If I had to stake my own interpretation, I would aver that the Jesus portrayed in the New Testament is closer to the Joker’s nihilism than to Batman’s vigilantism, both in his own behavior and the model he endorses for others. Of course, Jesus’ pacifism differs immensely from the murderous Joker. The Joker wants to make a point through the expense of human life. For Jesus, abundant human life is itself the point. Jesus forgives his persecutors from the cross and condemns violence as a response to injustice. But what Jesus and the Joker both fundamentally agree upon is the inadequacy of institutional channels for true justice. Batman might agree in principle, but his view of justice is plagued by internal contradictions: He abandons the law while seeking to uphold it; he forsakes legal constraint while encoding justice in specific principles.  

What the Joker gets right from the Christian perspective, even if he never says so, is that genuine flourishing is incompatible with legal framing. Spontaneity, play, and delight are essential to human freedom. The Joker exemplifies this, even if his joy is perversely tethered to violence. What the Joker desires is evil, but he effectively illustrates how law devoid of desire cannot amount to justice.  

For Jesus, true justice consistently comes down to love, which is nothing if not rooted in desire. The only motivation to turn the other cheek, pray for your enemies, or give all your possessions to the poor is because you truly desire to do so. Such extreme acts of charity are absurd by the standards of the social contract. Transcending social and legal expectations can have no motivation other than desire. Gratuity, in the sense of both an unmerited gift and ridiculous excess, is the defining feature of Jesus’ ethic. This comes through most profoundly in Jesus’ metaphors for the Kingdom of God: a weed that grows like crazy, a pound of yeast in fifty pounds of flour, an economy where everyone gets paid the same regardless of merit. We need to remember that Jesus attracted the kind of followers who walked off good-paying jobs and abandoned their boats on a whim. The Joker has just the right amount of insanity to be a Christian, even if he misses the key ingredient of love.  

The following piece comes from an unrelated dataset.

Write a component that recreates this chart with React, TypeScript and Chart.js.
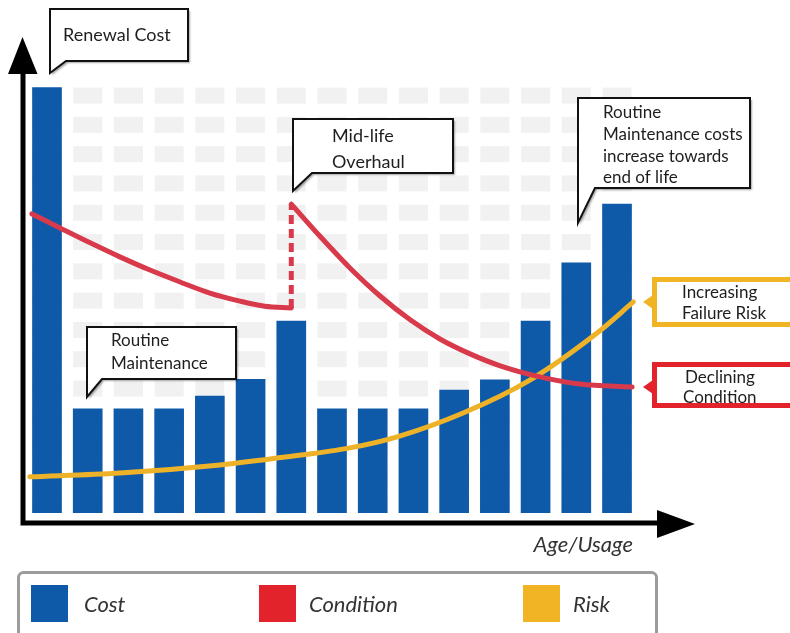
import React, { useEffect, useRef } from 'react';
import { Chart, registerables } from 'chart.js';

Chart.register(...registerables);

// ---- data ----
const ageSteps = [1, 2, 3, 4, 5, 6, 7, 8, 9, 10, 11, 12, 13, 14, 15];
const costValues = [100, 24.5, 24.5, 24.5, 27.5, 31.4, 45.1, 24.5, 24.5, 24.5, 28.9, 31.3, 45.1, 58.8, 72.6];
const conditionBeforeX = [0.63, 1.32, 2.06, 2.79, 3.53, 4.27, 5.0, 5.74, 6.35, 7];
const conditionBeforeY = [70.3, 67.0, 63.5, 60.2, 57.1, 54.3, 51.7, 49.8, 48.6, 48.2];
const conditionAfterX = [7, 7.7, 8.44, 9.18, 9.92, 10.65, 11.39, 12.13, 13.11, 14.09, 15.37];
const conditionAfterY = [72.6, 65.1, 57.6, 51.0, 45.4, 40.9, 37.4, 34.6, 32.0, 30.3, 29.6];
const riskX = [0.58, 2.79, 5.25, 6.9, 8.44, 9.6, 11.22, 12.87, 14.51, 15.4];
const riskY = [8.5, 9.4, 11.3, 13.2, 15.3, 17.9, 23.5, 31.3, 42.3, 49.6];
const legendLabels = ['Cost', 'Condition', 'Risk'];
const axisTitle = 'Age/Usage';
const calloutTexts = [
  ['Renewal Cost'],
  ['Mid-life', 'Overhaul'],
  ['Routine', 'Maintenance'],
  ['Routine', 'Maintenance costs', 'increase towards', 'end of life'],
];
const riskLabel = ['Increasing', 'Failure Risk'];
const conditionLabel = ['Declining', 'Condition'];

// ---- styles ----
const BLUE = '#0f5aa8';
const RED_LINE = '#d83a4b';
const YELLOW_LINE = '#eeb229';
const RED_BOX = '#e2232c';
const YELLOW_BOX = '#f0b424';
const FONT = 'Lato, "Open Sans", sans-serif';

const bubbles = [
  { l: 50, t: 9, r: 188, b: 61, px: 66, tipY: 73, tx: 63, ty: [41], size: 18 },
  { l: 293, t: 119, r: 453, b: 173, px: 312, tipY: 191, tx: 332, ty: [142, 168], size: 18 },
  { l: 87, t: 327, r: 236, b: 379, px: 102, tipY: 397, tx: 111, ty: [346, 369], size: 17 },
  { l: 578, t: 98, r: 750, b: 188, px: 595, tipY: 223, tx: 603, ty: [118, 140, 162, 183], size: 17 },
];

const decorPlugin = {
  id: 'decor',
  beforeDatasetsDraw(chart: any) {
    const { ctx, scales } = chart;
    const xs = scales.x;
    const ys = scales.y;
    ctx.save();
    ctx.fillStyle = '#f1f1f1';
    const top0 = ys.getPixelForValue(100);
    const bottom = ys.getPixelForValue(0);
    for (const c of ageSteps) {
      const cx = xs.getPixelForValue(c);
      for (let k = 0; ; k++) {
        const t = top0 + k * 29.3;
        if (t > bottom - 4) break;
        ctx.fillRect(cx - 14.5, t, 29, Math.min(16, bottom - t));
      }
    }
    ctx.restore();
  },
  afterDraw(chart: any) {
    const { ctx, scales } = chart;
    const ys = scales.y;
    ctx.save();
    // axes
    ctx.strokeStyle = '#000';
    ctx.fillStyle = '#000';
    ctx.lineWidth = 5;
    ctx.beginPath();
    ctx.moveTo(23, 70);
    ctx.lineTo(23, 525);
    ctx.moveTo(20.5, 523);
    ctx.lineTo(660, 523);
    ctx.stroke();
    ctx.beginPath();
    ctx.moveTo(22.5, 37);
    ctx.lineTo(37.5, 74);
    ctx.lineTo(8, 74);
    ctx.closePath();
    ctx.fill();
    ctx.beginPath();
    ctx.moveTo(695, 524);
    ctx.lineTo(657, 510);
    ctx.lineTo(657, 538);
    ctx.closePath();
    ctx.fill();

    // axis title
    ctx.font = 'italic 22px ' + FONT;
    ctx.fillStyle = '#333';
    ctx.textAlign = 'right';
    ctx.textBaseline = 'alphabetic';
    ctx.fillText(axisTitle, 633, 552);

    // speech bubbles
    ctx.textAlign = 'left';
    bubbles.forEach((b, i) => {
      ctx.save();
      ctx.beginPath();
      ctx.moveTo(b.l, b.t);
      ctx.lineTo(b.r, b.t);
      ctx.lineTo(b.r, b.b);
      ctx.lineTo(b.px, b.b);
      ctx.lineTo(b.l, b.tipY);
      ctx.closePath();
      ctx.fillStyle = '#fff';
      ctx.shadowColor = 'rgba(0,0,0,0.35)';
      ctx.shadowOffsetX = 2;
      ctx.shadowOffsetY = 2;
      ctx.shadowBlur = 2;
      ctx.fill();
      ctx.shadowColor = 'transparent';
      ctx.lineWidth = 2;
      ctx.strokeStyle = '#111';
      ctx.stroke();
      ctx.fillStyle = '#1e1e1e';
      ctx.font = b.size + 'px ' + FONT;
      calloutTexts[i].forEach((line, j) => ctx.fillText(line, b.tx, b.ty[j]));
      ctx.restore();
    });

    // right-hand labelled boxes
    const sideBox = (color: string, top: number, bottom: number, notchY: number, lines: string[], tx: number[], ty: number[]) => {
      ctx.save();
      ctx.fillStyle = '#fff';
      ctx.fillRect(654, top, 150, bottom - top);
      ctx.strokeStyle = color;
      ctx.lineWidth = 5;
      ctx.strokeRect(654.5, top, 150, bottom - top);
      ctx.fillStyle = color;
      ctx.beginPath();
      ctx.moveTo(653, notchY - 7);
      ctx.lineTo(643, notchY);
      ctx.lineTo(653, notchY + 7);
      ctx.closePath();
      ctx.fill();
      ctx.fillStyle = '#1e1e1e';
      ctx.font = '17px ' + FONT;
      lines.forEach((l, j) => ctx.fillText(l, tx[j], ty[j]));
      ctx.restore();
    };
    sideBox(YELLOW_BOX, 279.5, 324.5, ys.getPixelForValue(riskY[riskY.length - 1]), riskLabel, [682, 682], [298, 319]);
    sideBox(RED_BOX, 364.5, 405.5, ys.getPixelForValue(conditionAfterY[conditionAfterY.length - 1]), conditionLabel, [685, 683], [383, 403]);

    // legend
    ctx.strokeStyle = '#9c9c9c';
    ctx.lineWidth = 3;
    ctx.beginPath();
    (ctx as any).roundRect(18.5, 572.5, 638, 75, 5);
    ctx.stroke();
    const swatchX = [31, 259, 523];
    const swatchColors = [BLUE, RED_BOX, YELLOW_BOX];
    const textX = [84, 309, 573];
    ctx.font = 'italic 22px ' + FONT;
    legendLabels.forEach((lab, i) => {
      ctx.fillStyle = swatchColors[i];
      ctx.fillRect(swatchX[i], 585, 37, 37);
      ctx.fillStyle = '#333';
      ctx.fillText(lab, textX[i], 612);
    });
    ctx.restore();
  },
};

export default function App() {
  const canvasRef = useRef<HTMLCanvasElement | null>(null);

  useEffect(() => {
    const canvas = canvasRef.current;
    if (!canvas) return;
    const toPts = (xs: number[], ys: number[]) => xs.map((x, i) => ({ x, y: ys[i] }));
    const lineBase = {
      type: 'line' as const,
      pointRadius: 0,
      borderWidth: 5,
      fill: false,
      borderCapStyle: 'round' as const,
      borderJoinStyle: 'round' as const,
      cubicInterpolationMode: 'monotone' as const,
    };
    const chart = new Chart(canvas, {
      type: 'bar',
      data: {
        datasets: [
          {
            ...lineBase,
            label: 'Condition',
            data: toPts(conditionBeforeX, conditionBeforeY),
            borderColor: RED_LINE,
            order: 0,
          },
          {
            ...lineBase,
            label: 'Condition (after overhaul)',
            data: toPts(conditionAfterX, conditionAfterY),
            borderColor: RED_LINE,
            order: 0,
          },
          {
            ...lineBase,
            cubicInterpolationMode: 'default',
            borderCapStyle: 'butt',
            label: 'Overhaul',
            data: [
              { x: conditionBeforeX[conditionBeforeX.length - 1], y: conditionBeforeY[conditionBeforeY.length - 1] },
              { x: conditionAfterX[0], y: conditionAfterY[0] },
            ],
            borderColor: RED_LINE,
            borderDash: [9, 5],
            order: 0,
          },
          {
            ...lineBase,
            label: 'Risk',
            data: toPts(riskX, riskY),
            borderColor: YELLOW_LINE,
            order: 1,
          },
          {
            type: 'bar',
            label: 'Cost',
            data: ageSteps.map((a, i) => ({ x: a, y: costValues[i] })),
            backgroundColor: BLUE,
            barThickness: 29,
            order: 5,
          },
        ] as any,
      },
      options: {
        responsive: false,
        animation: false,
        events: [],
        layout: { padding: { left: 22.571, right: 99.71, top: 45, bottom: 120 } },
        scales: {
          x: { type: 'linear', min: 0.4, max: 16.8, offset: false, display: false },
          y: { min: 0, max: 110, display: false },
        },
        plugins: {
          legend: { display: false },
          tooltip: { enabled: false },
        },
      },
      plugins: [decorPlugin],
    });
    return () => chart.destroy();
  }, []);

  return (
    <div style={{ position: 'absolute', left: 0, top: 0, width: 790, height: 633, background: '#fff' }}>
      <canvas ref={canvasRef} width={790} height={633} />
    </div>
  );
}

This sketch of a classic film and the character of Jesus is not enough to provide a coherent ethical program. But that is precisely not the point. The attempt to narrowly codify justice is what Jesus and the Joker both call out for hypocrisy, and it’s the thing that sends Batman spiraling through contradictions. If we are to properly respond to the nihilism that surrounds us online and in our politics today, then we first need to appreciate the credibility of the nihilistic diagnosis of contemporary life. This does not mean conceding to the despair that leads to hatred and violence. If anything, the life and teachings of Jesus illustrate something akin to a post-nihilistic doctrine of love. Just as resurrection requires death, so answering nihilism might require passing through it rather than ignoring its existence. Like Batman, Jesus insists that true justice is realizable for all of us. Like the Joker, though, Jesus understands that this requires a leap into the absurd. We cannot love until we can play, when we burst the bounds of cultural norms and the status quo. We will be truly just only when we find the freedom to go beyond what is required and chart a new frontier, when we learn to jump out of the boat and wager our sanity on the absurd.